Wei-Cheng Lai and Michael Ogg
University of Texas at Austin

Robert Grossman and Dave Northcutt
Magnify, Inc.

Most of today's running or planned HEP experiments have integrated data
samples ranging from 100 Terabytes to 10's of Petabytes. To access and
process these enormous amounts of data, there are at least two requirements:
the data must be served and processed by multiple systems in parallel, and
the data server must filter the data in some way. There are many ways to
approach this problem, including Object Databases, Object Relational
Databases, attribute servers, and Persistent Object Managers (POM). This
paper presents results and experience from using a particular POM,
PATTERN:Store.

We have populated a store with 50 GB of CLEO data. One of the key aspects of
POM performance is to identify attributes whose "easy" access would result
in less data being transferred. Specifically, if one pictures event analysis
as a sequence of cuts, with each successive cut rejecting events, then the
data needed for the "outer" cuts (most frequently accessed data) should be
much more accessible than those data needed for the "inner" cuts. To study
the performance, we have made not only a "reasonable" object representation
(schema), but also one in which each attribute is put into a separate store.
In all cases, the actual object decomposition is transparent to the user.

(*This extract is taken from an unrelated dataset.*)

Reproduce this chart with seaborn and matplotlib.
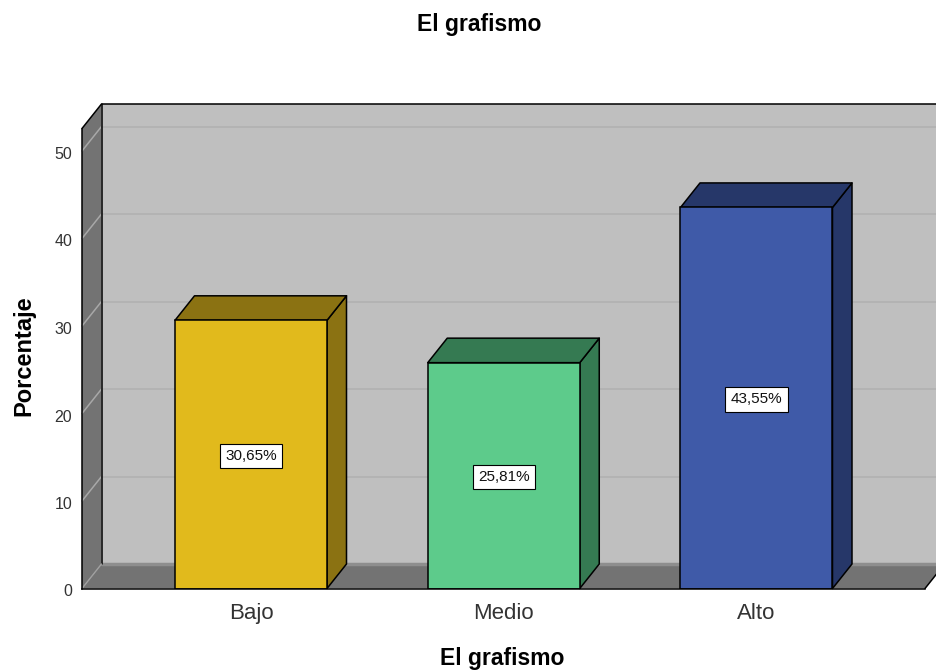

Since the interface to a POM (or at least PATTERN:Store) conforms to the
ODMG-93 standard, which in general is not the interface we wish to expose to
the physicist, we have also developed an intermediate layer. This layer
encapsulates the details of the POM, but gives the user a familiar STL
interface. Although additional layers can harm performance, it turns out
that the performance degradation due to STL is minimal.

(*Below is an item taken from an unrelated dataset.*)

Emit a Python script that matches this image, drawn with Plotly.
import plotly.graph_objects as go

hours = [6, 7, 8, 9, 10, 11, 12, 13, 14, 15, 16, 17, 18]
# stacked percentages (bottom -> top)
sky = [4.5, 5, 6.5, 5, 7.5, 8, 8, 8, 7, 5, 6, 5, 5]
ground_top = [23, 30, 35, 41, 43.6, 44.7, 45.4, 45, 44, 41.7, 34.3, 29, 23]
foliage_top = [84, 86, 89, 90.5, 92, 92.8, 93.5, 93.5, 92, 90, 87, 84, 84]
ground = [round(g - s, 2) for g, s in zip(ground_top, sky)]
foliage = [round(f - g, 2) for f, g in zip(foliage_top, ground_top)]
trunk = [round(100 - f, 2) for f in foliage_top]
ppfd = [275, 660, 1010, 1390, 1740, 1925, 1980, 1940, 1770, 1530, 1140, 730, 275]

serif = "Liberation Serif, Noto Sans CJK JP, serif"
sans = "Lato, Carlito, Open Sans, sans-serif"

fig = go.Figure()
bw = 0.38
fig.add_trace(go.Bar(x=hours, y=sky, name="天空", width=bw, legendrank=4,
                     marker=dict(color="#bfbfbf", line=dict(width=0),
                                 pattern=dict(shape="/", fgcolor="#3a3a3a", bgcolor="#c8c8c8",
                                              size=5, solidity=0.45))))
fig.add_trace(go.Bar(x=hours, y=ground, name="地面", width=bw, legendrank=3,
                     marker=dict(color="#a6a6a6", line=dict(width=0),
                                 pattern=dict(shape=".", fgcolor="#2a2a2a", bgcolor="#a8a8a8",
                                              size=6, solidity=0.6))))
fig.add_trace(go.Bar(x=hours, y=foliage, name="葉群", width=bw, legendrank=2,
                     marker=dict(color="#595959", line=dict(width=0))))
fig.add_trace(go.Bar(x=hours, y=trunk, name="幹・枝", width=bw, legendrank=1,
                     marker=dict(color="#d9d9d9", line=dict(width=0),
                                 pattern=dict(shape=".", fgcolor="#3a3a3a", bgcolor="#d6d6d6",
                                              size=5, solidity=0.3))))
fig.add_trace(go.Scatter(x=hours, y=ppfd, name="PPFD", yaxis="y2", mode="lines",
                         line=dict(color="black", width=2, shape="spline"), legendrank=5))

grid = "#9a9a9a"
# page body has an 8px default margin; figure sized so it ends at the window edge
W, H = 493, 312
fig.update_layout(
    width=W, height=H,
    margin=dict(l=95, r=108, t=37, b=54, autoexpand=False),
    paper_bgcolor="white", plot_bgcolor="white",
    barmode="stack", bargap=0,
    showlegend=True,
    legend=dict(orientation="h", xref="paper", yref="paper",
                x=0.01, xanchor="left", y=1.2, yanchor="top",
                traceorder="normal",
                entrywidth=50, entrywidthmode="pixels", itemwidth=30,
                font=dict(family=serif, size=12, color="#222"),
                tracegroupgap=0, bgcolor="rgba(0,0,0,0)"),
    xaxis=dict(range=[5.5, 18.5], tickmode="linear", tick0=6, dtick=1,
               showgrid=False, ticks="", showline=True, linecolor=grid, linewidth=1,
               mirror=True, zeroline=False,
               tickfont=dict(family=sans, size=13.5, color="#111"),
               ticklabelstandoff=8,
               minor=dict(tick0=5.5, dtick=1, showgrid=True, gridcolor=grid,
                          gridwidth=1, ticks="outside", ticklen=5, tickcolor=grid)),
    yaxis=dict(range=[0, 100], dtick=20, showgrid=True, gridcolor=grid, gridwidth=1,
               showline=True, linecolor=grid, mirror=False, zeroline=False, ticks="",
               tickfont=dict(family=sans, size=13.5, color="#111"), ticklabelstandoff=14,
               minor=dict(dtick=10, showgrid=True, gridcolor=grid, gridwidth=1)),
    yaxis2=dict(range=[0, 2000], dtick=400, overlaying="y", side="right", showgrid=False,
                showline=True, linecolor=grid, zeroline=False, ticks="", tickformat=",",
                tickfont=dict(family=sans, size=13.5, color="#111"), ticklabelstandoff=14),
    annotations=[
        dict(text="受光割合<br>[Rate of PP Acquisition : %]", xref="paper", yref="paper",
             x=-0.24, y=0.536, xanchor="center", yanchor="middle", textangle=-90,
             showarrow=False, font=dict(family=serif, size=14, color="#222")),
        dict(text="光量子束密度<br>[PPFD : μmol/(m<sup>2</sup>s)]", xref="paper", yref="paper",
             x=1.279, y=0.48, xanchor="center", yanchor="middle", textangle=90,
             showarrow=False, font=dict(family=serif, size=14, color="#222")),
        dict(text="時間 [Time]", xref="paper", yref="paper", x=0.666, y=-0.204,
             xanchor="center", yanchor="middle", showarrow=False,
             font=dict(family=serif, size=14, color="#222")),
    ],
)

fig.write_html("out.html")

PATTERN:Store is desiged to provide low overhead, high performance access to
large amounts of data by optimizing for access to data which is frequently
read, occasionally appended, but rarely updated. PATTERN:Store caches and
migrates physical collections of objects between disk and memory, between
disk and disk, and between disk and tertiary storage.

In this paper, we report on our experience managing and querying large data
sets with a POM and discuss issues effecting the scale up of this approach.